5. The Flirt. She flirted with my husband in the waiting room. Right in front of me. Like seriously, that ho-bag needed to knock it the hell off.
6. The Eater. Hey, I’d like to have some Cheetos too but I can’t because I have to fast before this stupid test. That means I’m very, very hungry. And very, very grouchy. And very, very tempted to rip that bag out of your hand and suffocate you with it.
7. The Talker. Sometimes, I don’t mind talking in the doctor’s office but yesterday I was feeling anxious and clearly not in the mood. Apparently my “Yes” and “No” answers weren’t a tip off. Neither was the way I kept my attention on a magazine. But that didn’t matter. The Talker never seems to care what her neighbor is in the mood for.
8. The Asshole. You know the one, the guy who talks about how his mother’s sister’s brother’s neighbor had a stomach ache, went to the doctors, found out it was terminal and died three days later.
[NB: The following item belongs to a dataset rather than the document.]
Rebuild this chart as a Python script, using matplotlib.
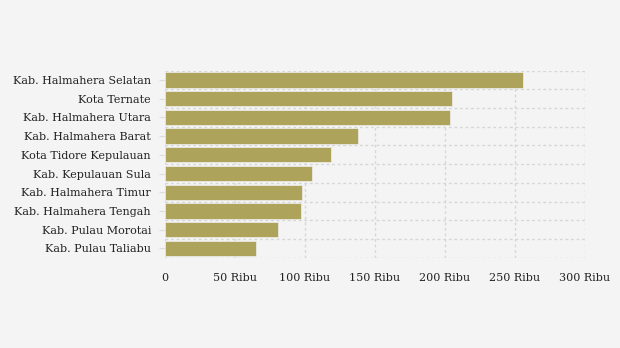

Shut. Up. Now.
9. The Sleeper. This is my husband. He is somehow able to sit down in a doctor’s office shut his eyes, and stay that way until they call him into the exam room. It drives me crazy because I am ...
10. The Nervous Wreck. That person who thinks every ache and pain is something serious. The one who pesters the nurses for details and cries because she’s so terrified. The one who hyperventilates the whole time. The one who makes the whole stupid test miserable for everyone around her.